Wil and Molly were selling this kind of merchandise at Lava Lounge for over five years before opening The Cockpit Project. Wil says that means he’s had plenty of time to “weed out the bad suppliers and keep the good ones.” That also means The Cockpit Project has access to a network of sources and suppliers for alterations and custom creations, whether fetish apparel or dungeon equipment.
The Cockpit Project is open Thursday-Saturday from noon to 8 PM and Sunday from noon to 6 PM or by appointment. Call for more information.
So, Where to Shop?
To limit the question of “where to shop?” to these two leather stores is to miss the larger leather retail picture, which includes shopping-mall leather stores like Wilson’s for apparel (good luck finding a bar vest at Wilson’s, though) and area sex shops for toys and accessories. And then there’s the mind-boggling array of merchants selling on the Web, which has made leather and other kink/fetish-related merchandise easier than ever to find and to buy.
But while websites in some ways bring buyers and sellers closer together, in other ways they keep them maddeningly farther apart. In effect I must order (and pay for) that leather jock or flogger while it’s still inside that glass display case known as my computer screen. Then, in a couple of days or weeks I will finally be allowed to judge the actual item and see how it feels—or if it actually fits. (With my mail-order shopping luck, it probably won’t.)

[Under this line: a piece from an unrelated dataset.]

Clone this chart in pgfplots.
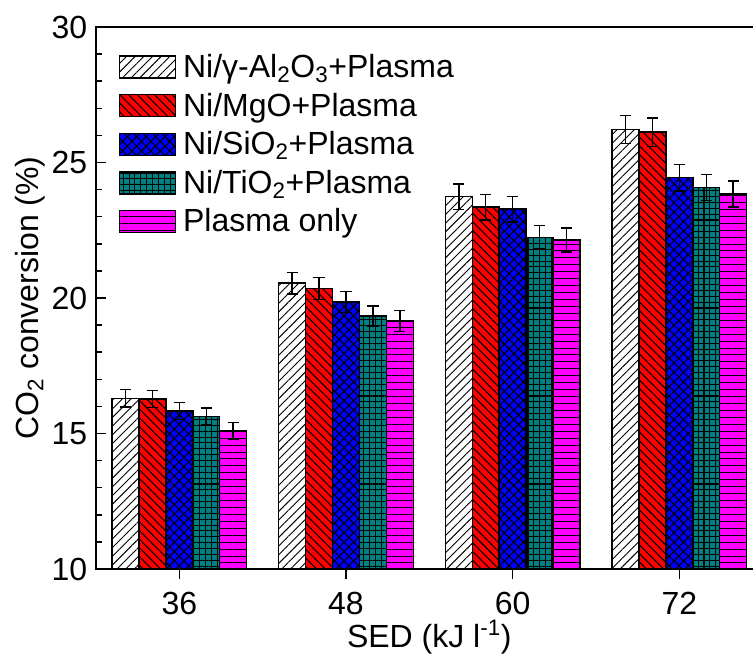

It’s much more efficient to have an item in front of you, inspect it, feel it, and try it on or try it out. It’s nice to deal face-to-face with helpful merchants and sales clerks who know the merchandise. They are experts who can offer the kind of valuable advice, feedback and recommendations you can’t get from a website.
How do Cellar Leather and The Cockpit Project compare? Some of the differences between them arise from the selection of merchandise each store carries. For example, The Cockpit Project sells latexwear while, at least at this writing, Leather Cellar does not. Leather Cellar, being gay-owned, sells gay- and leather-pride merchandise that The Cockpit Project doesn’t offer.
But despite their differences, both businesses are locally owned. Both are intensely focused on, driven by, and committed to their customers. Both base their merchandise selections on what their customers want and request. Both are competing earnestly for your leather dollar.
Who wins the competition? You do. You have two great stores that can satisfy all your leather/fetish needs, and you don’t even have to get on a plane. Visit them both. You’ll undoubtedly find plenty you want—and even need—at both places.